**TASK INSTRUCTIONS**
Skip the pictures and extract all of the lines exactly as written.

++++++

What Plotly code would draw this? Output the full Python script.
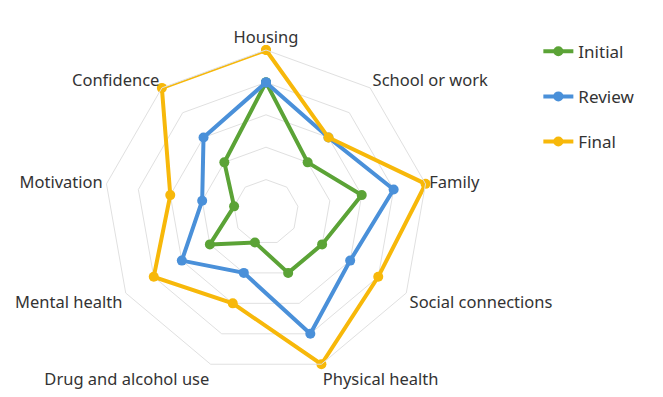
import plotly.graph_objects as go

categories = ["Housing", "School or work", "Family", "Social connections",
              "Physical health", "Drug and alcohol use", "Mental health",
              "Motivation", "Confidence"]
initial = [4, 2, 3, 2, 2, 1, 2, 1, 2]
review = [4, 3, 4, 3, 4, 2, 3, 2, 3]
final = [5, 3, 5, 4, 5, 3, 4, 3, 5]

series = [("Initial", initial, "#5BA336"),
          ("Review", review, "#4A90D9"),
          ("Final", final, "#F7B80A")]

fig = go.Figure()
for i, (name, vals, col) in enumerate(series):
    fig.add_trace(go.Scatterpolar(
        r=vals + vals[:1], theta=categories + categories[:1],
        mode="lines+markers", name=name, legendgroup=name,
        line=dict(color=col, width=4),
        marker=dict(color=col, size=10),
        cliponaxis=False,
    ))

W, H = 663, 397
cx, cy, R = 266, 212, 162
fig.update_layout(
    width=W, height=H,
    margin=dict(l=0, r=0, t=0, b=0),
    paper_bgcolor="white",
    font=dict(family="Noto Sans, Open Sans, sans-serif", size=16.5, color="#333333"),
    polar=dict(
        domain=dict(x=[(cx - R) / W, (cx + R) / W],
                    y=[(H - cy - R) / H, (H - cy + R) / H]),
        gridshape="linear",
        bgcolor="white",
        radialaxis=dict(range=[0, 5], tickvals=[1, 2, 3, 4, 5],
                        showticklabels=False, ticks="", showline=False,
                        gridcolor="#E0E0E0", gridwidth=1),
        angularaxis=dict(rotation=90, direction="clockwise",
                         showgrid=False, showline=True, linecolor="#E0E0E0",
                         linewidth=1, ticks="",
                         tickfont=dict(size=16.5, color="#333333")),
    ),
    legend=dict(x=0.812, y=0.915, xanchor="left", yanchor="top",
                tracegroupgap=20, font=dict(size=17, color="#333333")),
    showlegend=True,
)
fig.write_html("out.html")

++++++

**WRITTEN SOLUTION**
What Plotly code would draw this? Output the full Python script.
import plotly.graph_objects as go

categories = ["Housing", "School or work", "Family", "Social connections",
              "Physical health", "Drug and alcohol use", "Mental health",
              "Motivation", "Confidence"]
initial = [4, 2, 3, 2, 2, 1, 2, 1, 2]
review = [4, 3, 4, 3, 4, 2, 3, 2, 3]
final = [5, 3, 5, 4, 5, 3, 4, 3, 5]

series = [("Initial", initial, "#5BA336"),
          ("Review", review, "#4A90D9"),
          ("Final", final, "#F7B80A")]

fig = go.Figure()
for i, (name, vals, col) in enumerate(series):
    fig.add_trace(go.Scatterpolar(
        r=vals + vals[:1], theta=categories + categories[:1],
        mode="lines+markers", name=name, legendgroup=name,
        line=dict(color=col, width=4),
        marker=dict(color=col, size=10),
        cliponaxis=False,
    ))

W, H = 663, 397
cx, cy, R = 266, 212, 162
fig.update_layout(
    width=W, height=H,
    margin=dict(l=0, r=0, t=0, b=0),
    paper_bgcolor="white",
    font=dict(family="Noto Sans, Open Sans, sans-serif", size=16.5, color="#333333"),
    polar=dict(
        domain=dict(x=[(cx - R) / W, (cx + R) / W],
                    y=[(H - cy - R) / H, (H - cy + R) / H]),
        gridshape="linear",
        bgcolor="white",
        radialaxis=dict(range=[0, 5], tickvals=[1, 2, 3, 4, 5],
                        showticklabels=False, ticks="", showline=False,
                        gridcolor="#E0E0E0", gridwidth=1),
        angularaxis=dict(rotation=90, direction="clockwise",
                         showgrid=False, showline=True, linecolor="#E0E0E0",
                         linewidth=1, ticks="",
                         tickfont=dict(size=16.5, color="#333333")),
    ),
    legend=dict(x=0.812, y=0.915, xanchor="left", yanchor="top",
                tracegroupgap=20, font=dict(size=17, color="#333333")),
    showlegend=True,
)
fig.write_html("out.html")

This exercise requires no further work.